Let’s bring those May baskets back in Austin. This is a perfectly inspired way to let your peeps know you’re thinking about them from a safe distance.

You may be thinking, “OK, Boomer, never heard of May baskets.”

That’s understandable. May Day is a U.S. holiday, though it’s not widely observed except as a colloquial tradition kept alive in some pockets of the United States.

(And, no, May Day the holiday has nothing to do with the mayday, the international distress signal; Frederick Mockford, a senior radio officer at Croydon Airport in London, coined the phrase because it sounded like the French word “m’aider,” or “help me.”)

The May 1 tradition of heralding the arrival of warmer weather in the Northern Hemisphere dates back many hundreds of years and has been observed in different ways. In Medieval times, for example, people danced around a maypole — a pole festooned with ribbons and streamers — and placed baskets of flowers at the base in what historians believe was a fertility ritual. The imagery is all there.

That tradition of whooping it up around the maypole never made it to the United States, though. The Puritans made sure of that, according to History.com.

But May Basket Day, as it was originally known, has a delightful history.

“A May-basket is — well, I hardly know how to describe it; but ‘tis something to be hung on the door,” the Sterling, Illinois, Gazette wrote in 1871. “Made of paper generally, it contains almost anything, by way of small presents you have in mind to put in it, together with your respects, best wishes — love, perhaps. It is hung after dark at the door of anybody the hanger fancies. Which done, the said hanger knocks and scampers.”

The writer went on to explain that a proclamation of love via a May basket could work out badly for the boy, as in it would have been “a great disgrace,” if the girl caught him. Boys couldn’t catch a break either way. If a girl hung the basket, “it disgraces the boy again not to catch her.”

By 1889, May Day was anything but a day for frivolity in the United States. Three years earlier, on May 4, 1886, a nationwide strike over several days to demand eight-hour work days was bombed in Chicago, sparking a bloody riot later known as the “Haymarket affair” that left several police officers and protesters dead.

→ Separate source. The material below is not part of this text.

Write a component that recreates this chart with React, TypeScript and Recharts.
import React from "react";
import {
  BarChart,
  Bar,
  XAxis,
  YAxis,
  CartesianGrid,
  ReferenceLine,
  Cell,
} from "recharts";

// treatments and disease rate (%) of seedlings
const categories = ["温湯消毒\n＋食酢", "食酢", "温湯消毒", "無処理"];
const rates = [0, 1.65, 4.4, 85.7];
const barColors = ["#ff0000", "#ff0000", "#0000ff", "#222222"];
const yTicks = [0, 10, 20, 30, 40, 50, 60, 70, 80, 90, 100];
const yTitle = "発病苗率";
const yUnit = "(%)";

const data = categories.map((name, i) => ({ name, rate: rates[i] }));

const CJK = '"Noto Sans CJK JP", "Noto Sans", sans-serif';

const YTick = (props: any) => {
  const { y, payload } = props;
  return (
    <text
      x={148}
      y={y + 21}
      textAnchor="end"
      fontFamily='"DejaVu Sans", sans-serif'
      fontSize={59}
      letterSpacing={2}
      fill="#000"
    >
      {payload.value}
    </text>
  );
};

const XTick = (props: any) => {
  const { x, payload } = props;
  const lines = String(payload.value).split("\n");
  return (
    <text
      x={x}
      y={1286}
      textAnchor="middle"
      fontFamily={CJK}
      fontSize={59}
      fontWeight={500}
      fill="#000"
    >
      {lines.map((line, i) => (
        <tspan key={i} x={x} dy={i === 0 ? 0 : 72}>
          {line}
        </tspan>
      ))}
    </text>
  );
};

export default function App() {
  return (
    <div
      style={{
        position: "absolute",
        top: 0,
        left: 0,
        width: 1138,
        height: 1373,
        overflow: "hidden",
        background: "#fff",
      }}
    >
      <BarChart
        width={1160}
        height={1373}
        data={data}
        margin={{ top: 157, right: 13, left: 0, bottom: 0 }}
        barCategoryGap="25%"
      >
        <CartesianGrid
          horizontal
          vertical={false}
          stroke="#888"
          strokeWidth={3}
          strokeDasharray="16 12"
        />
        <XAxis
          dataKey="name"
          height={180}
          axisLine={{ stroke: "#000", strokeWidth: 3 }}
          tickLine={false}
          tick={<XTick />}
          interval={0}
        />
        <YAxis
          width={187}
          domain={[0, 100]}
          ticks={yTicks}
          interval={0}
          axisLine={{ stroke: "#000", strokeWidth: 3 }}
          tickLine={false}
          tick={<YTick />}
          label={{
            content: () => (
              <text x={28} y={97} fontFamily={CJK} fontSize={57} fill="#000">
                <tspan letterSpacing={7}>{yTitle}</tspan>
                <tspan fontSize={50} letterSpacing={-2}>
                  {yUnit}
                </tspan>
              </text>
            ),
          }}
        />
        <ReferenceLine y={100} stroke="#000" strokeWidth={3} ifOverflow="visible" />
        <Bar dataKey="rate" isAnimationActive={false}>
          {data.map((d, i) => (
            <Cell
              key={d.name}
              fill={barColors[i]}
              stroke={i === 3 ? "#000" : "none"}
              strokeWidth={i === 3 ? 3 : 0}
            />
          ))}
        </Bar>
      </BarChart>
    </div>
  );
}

As Time remembered the incident:

“A few minutes after ten o’clock on the night of May 4, 1886, a storm began to blow up in Chicago. As the first drops of rain fell, a crowd in Haymarket Square, in the packing house district, began to break up. At eight o’clock there had been 3,000 persons on hand, listening to anarchists denounce the brutality of the police and demand the eight-hour day, but by ten there were only a few hundred. The mayor, who had waited around in expectation of trouble, went home, and went to bed.

“The last speaker was finishing his talk when a delegation of 180 policemen marched from the station a block away to break up what remained of the meeting. They stopped a short distance from the speaker’s wagon.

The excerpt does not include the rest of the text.